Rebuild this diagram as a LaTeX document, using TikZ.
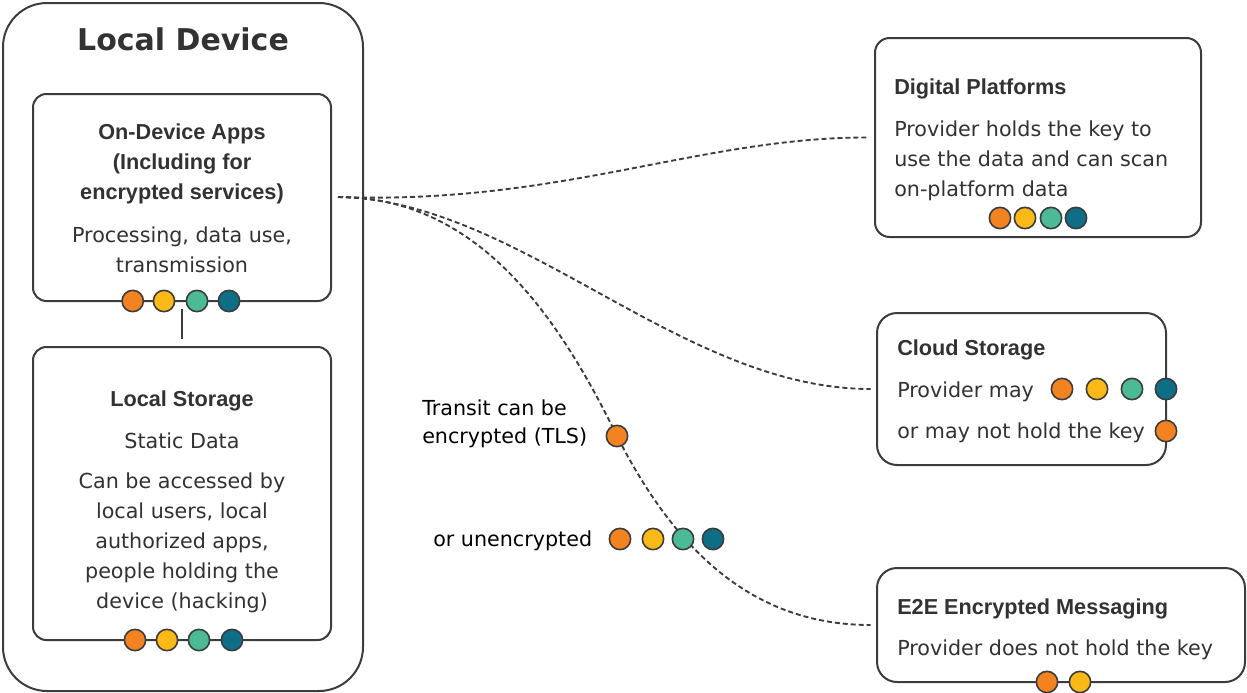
\documentclass[tikz,border=0pt]{standalone}
\usepackage{fontspec}
\setmainfont{DejaVu Sans}
\newfontfamily\headfam{Liberation Sans}
\usepackage{tikz}
\usetikzlibrary{backgrounds}
\definecolor{linegray}{RGB}{60,60,60}
\definecolor{txtgray}{RGB}{50,50,50}
\definecolor{dotorange}{RGB}{243,130,32}
\definecolor{dotyellow}{RGB}{251,185,23}
\definecolor{dotgreen}{RGB}{76,186,150}
\definecolor{dotteal}{RGB}{14,110,134}
\newcommand{\bodyfont}{\fontsize{15.5}{22.5}\selectfont}
\newcommand{\headfont}{\headfam\bfseries\fontsize{16.25}{22.5}\selectfont}
\newcommand{\titlefont}{\bfseries\fontsize{22.5}{27}\selectfont}
\tikzset{>=stealth,
  device/.style={draw=linegray, line width=1.5pt, rounded corners=33pt},
  panel/.style={draw=linegray, line width=1.5pt, rounded corners=10pt, fill=white, inner sep=0},
  head/.style={font=\headfont, text=txtgray, inner sep=0},
  body/.style={font=\bodyfont, text=txtgray, inner sep=0},
  dot/.style={circle, draw=linegray, line width=1.2pt, minimum size=16pt, inner sep=0},
  link/.style={draw=linegray, line width=1.4pt, dash pattern=on 3.75pt off 2.25pt}}

\begin{document}
\begin{tikzpicture}[x=0.75pt, y=-0.75pt]

				\useasboundingbox (0,0) rectangle (1247,693);

				% local device
				\node [device, minimum width=270pt, minimum height=516pt] (device) at (183,347) {};
				\node [font=\titlefont, text=txtgray, anchor=base] (devtitle) at (183,50) {Local Device};

				\node [panel, minimum width=223.5pt, minimum height=155.25pt] (apps) at (182,197.5) {};
				% multi-line nodes: base is the last line
				\node [head, anchor=base, align=center] (appshead) at (182,199) {On-Device Apps\\(Including for\\encrypted services)};
				\node [body, anchor=base, align=center] (appsbody) at (182,272) {Processing, data use,\\transmission};

				\node [panel, minimum width=223.5pt, minimum height=219.75pt] (storage) at (182,493.5) {};
				\node [head, anchor=base] (storehead) at (182,406) {Local Storage};
				\node [body, anchor=base] (storestatic) at (182,448) {Static Data};
				\node [body, anchor=base, align=center] (storebody) at (182,608) {Can be accessed by\\local users, local\\authorized apps,\\people holding the\\device (hacking)};

				\draw [linegray, line width=1.5pt, shorten <=5.25pt, shorten >=5.25pt] (apps.south) -- (storage.north);

				% providers
				\node [panel, rounded corners=11pt, minimum width=244.5pt, minimum height=149.25pt] (digital) at (1038,137.5) {};
				\node [head, anchor=base west] (digihead) at (894,94) {Digital Platforms};
				\node [body, anchor=base west, align=left] (digibody) at (894,196) {Provider holds the key to\\use the data and can scan\\on-platform data};

				\node [panel, rounded corners=15pt, minimum width=216.75pt, minimum height=114pt] (cloud) at (1021.5,389) {};
				\node [head, anchor=base west] (cloudhead) at (897,355) {Cloud Storage};
				\node [body, anchor=base west] (cloudmay) at (897,397) {Provider may};
				\node [body, anchor=base west] (cloudnot) at (897,438) {or may not hold the key};

				\node [panel, rounded corners=15pt, minimum width=276pt, minimum height=85.5pt] (e2e) at (1061,625) {};
				\node [head, anchor=base west] (e2ehead) at (897,614) {E2E Encrypted Messaging};
				\node [body, anchor=base west] (e2ebody) at (897,655) {Provider does not hold the key};

				% transit
				\node [font=\fontsize{15.5}{21}\selectfont, inner sep=0, anchor=base west, align=left] (transit) at (422,443) {Transit can be\\encrypted (TLS)};
				\node [font=\bodyfont, inner sep=0, anchor=base west] (unenc) at (433,546) {or unencrypted};

				% key holders
				\foreach \x/\c [count=\i] in {132.7/dotorange,164/dotyellow,197/dotgreen,229/dotteal}
					\node [dot, fill=\c] (appsdot\i) at (\x,301) {};
				\foreach \x/\c [count=\i] in {135/dotorange,167/dotyellow,199/dotgreen,232/dotteal}
					\node [dot, fill=\c] (storedot\i) at (\x,640) {};
				\foreach \x/\c [count=\i] in {1000/dotorange,1025/dotyellow,1051/dotgreen,1076/dotteal}
					\node [dot, fill=\c] (digidot\i) at (\x,218) {};
				\foreach \x/\c [count=\i] in {1062/dotorange,1097/dotyellow,1132/dotgreen,1166/dotteal}
					\node [dot, fill=\c] (clouddot\i) at (\x,389) {};
				\node [dot, fill=dotorange] (cloudnotdot) at (1166,431) {};
				\node [dot, fill=dotorange] (tlsdot) at (617,436) {};
				\foreach \x/\c [count=\i] in {620/dotorange,653/dotyellow,683/dotgreen,713/dotteal}
					\node [dot, fill=\c] (unencdot\i) at (\x,539) {};
				\foreach \x/\c [count=\i] in {1047/dotorange,1080/dotyellow}
					\node [dot, fill=\c] (e2edot\i) at (\x,682) {};

				% data flows
				\coordinate (src) at (338,197);
				\begin{scope}[on background layer]
				\draw [link, shorten >=4pt] (src) .. controls (560,205) and (700,137) .. (digital.west);
				\draw [link, shorten >=4pt] (src) .. controls (520,200) and (680,389) .. (cloud.west);
				\draw [link, shorten >=4pt] (src) .. controls (480,197) and (560,320) .. (tlsdot.center)
					.. controls (680,560) and (760,625) .. (e2e.west);
				\end{scope}

\end{tikzpicture}
\end{document}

#### TASK DETAILS:
Repeat the listing above from its first line through the line that contains "[font=\titlefont, text=txtgray, anchor=base]", both included, and nothing more. Drop the pictures.

#### ANSWER TO THE EXERCISE:
Rebuild this diagram as a LaTeX document, using TikZ.
\documentclass[tikz,border=0pt]{standalone}
\usepackage{fontspec}
\setmainfont{DejaVu Sans}
\newfontfamily\headfam{Liberation Sans}
\usepackage{tikz}
\usetikzlibrary{backgrounds}
\definecolor{linegray}{RGB}{60,60,60}
\definecolor{txtgray}{RGB}{50,50,50}
\definecolor{dotorange}{RGB}{243,130,32}
\definecolor{dotyellow}{RGB}{251,185,23}
\definecolor{dotgreen}{RGB}{76,186,150}
\definecolor{dotteal}{RGB}{14,110,134}
\newcommand{\bodyfont}{\fontsize{15.5}{22.5}\selectfont}
\newcommand{\headfont}{\headfam\bfseries\fontsize{16.25}{22.5}\selectfont}
\newcommand{\titlefont}{\bfseries\fontsize{22.5}{27}\selectfont}
\tikzset{>=stealth,
  device/.style={draw=linegray, line width=1.5pt, rounded corners=33pt},
  panel/.style={draw=linegray, line width=1.5pt, rounded corners=10pt, fill=white, inner sep=0},
  head/.style={font=\headfont, text=txtgray, inner sep=0},
  body/.style={font=\bodyfont, text=txtgray, inner sep=0},
  dot/.style={circle, draw=linegray, line width=1.2pt, minimum size=16pt, inner sep=0},
  link/.style={draw=linegray, line width=1.4pt, dash pattern=on 3.75pt off 2.25pt}}

\begin{document}
\begin{tikzpicture}[x=0.75pt, y=-0.75pt]

				\useasboundingbox (0,0) rectangle (1247,693);

				% local device
				\node [device, minimum width=270pt, minimum height=516pt] (device) at (183,347) {};
				\node [font=\titlefont, text=txtgray, anchor=base] (devtitle) at (183,50) {Local Device};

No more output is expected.